### EXERCISE REQUIREMENTS
Include the line containing "Chart.register(...registerables);" and all lines before it, repeated exactly from the listing below, without pictures.
** start **
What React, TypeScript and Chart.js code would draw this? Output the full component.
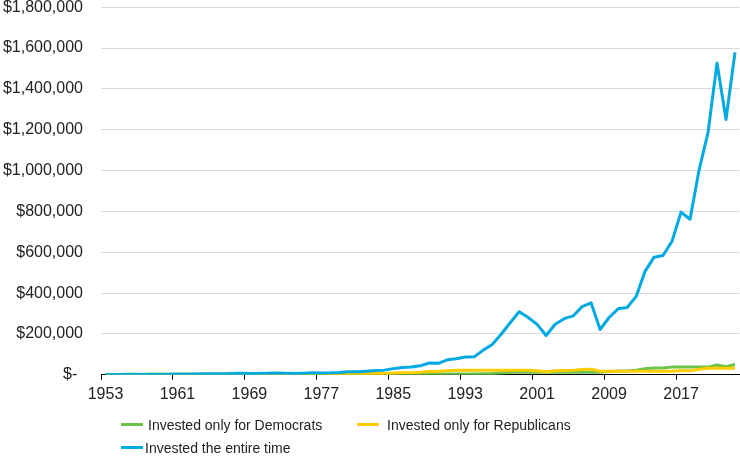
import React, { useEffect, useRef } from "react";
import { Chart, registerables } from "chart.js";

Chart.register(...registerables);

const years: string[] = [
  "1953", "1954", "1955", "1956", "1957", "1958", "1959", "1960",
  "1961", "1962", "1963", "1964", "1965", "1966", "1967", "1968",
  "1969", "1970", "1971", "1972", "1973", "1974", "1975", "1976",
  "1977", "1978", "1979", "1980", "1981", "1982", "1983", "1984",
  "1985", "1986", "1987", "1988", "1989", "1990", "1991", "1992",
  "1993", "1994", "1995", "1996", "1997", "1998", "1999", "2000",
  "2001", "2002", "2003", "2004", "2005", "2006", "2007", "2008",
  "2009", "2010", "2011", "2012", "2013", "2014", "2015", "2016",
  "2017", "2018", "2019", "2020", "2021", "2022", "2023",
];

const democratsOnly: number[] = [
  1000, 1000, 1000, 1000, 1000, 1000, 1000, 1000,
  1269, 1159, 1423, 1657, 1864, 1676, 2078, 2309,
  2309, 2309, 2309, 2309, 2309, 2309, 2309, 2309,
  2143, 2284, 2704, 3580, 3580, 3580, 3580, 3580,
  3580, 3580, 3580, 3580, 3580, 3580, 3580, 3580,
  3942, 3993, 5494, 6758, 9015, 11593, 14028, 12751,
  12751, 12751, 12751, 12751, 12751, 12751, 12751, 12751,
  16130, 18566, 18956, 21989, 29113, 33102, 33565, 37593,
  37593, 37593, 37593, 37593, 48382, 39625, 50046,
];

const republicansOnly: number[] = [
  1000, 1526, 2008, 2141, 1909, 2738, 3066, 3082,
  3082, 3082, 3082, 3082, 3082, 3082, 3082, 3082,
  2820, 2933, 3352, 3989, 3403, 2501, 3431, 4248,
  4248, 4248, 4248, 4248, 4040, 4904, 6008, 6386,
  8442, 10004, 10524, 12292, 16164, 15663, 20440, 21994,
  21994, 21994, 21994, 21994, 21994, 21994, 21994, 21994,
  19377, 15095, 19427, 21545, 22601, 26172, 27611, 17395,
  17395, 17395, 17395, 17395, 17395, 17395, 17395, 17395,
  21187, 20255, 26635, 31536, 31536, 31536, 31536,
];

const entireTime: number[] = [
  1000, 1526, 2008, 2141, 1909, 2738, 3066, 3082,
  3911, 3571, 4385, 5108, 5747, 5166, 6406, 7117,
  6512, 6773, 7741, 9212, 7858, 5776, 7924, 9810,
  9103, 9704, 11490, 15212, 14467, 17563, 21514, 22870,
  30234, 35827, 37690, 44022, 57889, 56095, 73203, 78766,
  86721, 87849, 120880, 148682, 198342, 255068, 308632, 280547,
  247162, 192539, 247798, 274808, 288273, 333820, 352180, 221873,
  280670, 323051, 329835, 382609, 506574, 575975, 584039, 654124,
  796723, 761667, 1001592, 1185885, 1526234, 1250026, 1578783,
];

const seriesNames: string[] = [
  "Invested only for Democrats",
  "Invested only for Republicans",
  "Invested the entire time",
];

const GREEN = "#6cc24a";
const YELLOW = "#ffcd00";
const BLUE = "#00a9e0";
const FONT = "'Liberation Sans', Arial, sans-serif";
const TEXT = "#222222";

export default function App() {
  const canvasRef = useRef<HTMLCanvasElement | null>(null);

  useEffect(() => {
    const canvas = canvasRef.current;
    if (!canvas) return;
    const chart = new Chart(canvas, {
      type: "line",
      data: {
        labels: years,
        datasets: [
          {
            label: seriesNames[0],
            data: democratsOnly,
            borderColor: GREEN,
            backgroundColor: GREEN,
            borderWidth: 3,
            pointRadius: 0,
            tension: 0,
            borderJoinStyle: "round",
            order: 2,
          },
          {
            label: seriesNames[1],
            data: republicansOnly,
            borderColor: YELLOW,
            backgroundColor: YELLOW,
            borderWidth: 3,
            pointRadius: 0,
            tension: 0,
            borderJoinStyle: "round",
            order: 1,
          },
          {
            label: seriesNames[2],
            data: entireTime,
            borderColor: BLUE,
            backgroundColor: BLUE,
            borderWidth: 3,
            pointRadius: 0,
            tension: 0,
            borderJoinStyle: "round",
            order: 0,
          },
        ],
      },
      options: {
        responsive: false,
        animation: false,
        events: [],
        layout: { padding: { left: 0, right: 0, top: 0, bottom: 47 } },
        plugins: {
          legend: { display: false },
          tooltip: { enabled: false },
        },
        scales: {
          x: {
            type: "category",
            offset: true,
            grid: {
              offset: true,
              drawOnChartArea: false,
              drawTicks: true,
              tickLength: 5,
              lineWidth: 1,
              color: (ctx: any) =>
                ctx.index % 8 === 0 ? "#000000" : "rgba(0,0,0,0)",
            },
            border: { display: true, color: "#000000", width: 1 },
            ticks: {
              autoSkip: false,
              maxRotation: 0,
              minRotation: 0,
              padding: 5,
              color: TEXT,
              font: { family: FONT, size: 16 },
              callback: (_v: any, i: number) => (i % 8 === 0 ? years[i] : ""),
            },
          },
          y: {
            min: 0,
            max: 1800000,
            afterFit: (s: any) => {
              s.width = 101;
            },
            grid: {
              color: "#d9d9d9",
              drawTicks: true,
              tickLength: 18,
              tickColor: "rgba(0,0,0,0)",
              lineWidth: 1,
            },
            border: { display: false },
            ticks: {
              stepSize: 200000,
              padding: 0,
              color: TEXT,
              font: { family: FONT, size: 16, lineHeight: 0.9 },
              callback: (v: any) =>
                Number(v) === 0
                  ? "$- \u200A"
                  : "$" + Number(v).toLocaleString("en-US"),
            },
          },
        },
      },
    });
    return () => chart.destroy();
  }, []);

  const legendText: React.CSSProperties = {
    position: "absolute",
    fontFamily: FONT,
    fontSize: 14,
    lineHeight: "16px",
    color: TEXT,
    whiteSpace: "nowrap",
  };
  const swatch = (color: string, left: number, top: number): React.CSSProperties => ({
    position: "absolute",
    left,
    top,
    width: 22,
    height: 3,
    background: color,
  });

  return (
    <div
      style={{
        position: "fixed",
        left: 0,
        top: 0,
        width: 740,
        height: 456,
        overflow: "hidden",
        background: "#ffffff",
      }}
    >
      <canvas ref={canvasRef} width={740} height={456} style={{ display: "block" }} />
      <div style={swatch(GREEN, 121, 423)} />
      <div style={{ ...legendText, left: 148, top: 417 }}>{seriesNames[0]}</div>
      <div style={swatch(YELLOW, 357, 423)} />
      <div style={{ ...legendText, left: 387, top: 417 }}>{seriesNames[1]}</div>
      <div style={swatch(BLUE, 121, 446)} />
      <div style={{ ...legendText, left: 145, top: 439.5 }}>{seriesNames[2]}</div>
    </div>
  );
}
** end **
### IN RESPONSE
What React, TypeScript and Chart.js code would draw this? Output the full component.
import React, { useEffect, useRef } from "react";
import { Chart, registerables } from "chart.js";

Chart.register(...registerables);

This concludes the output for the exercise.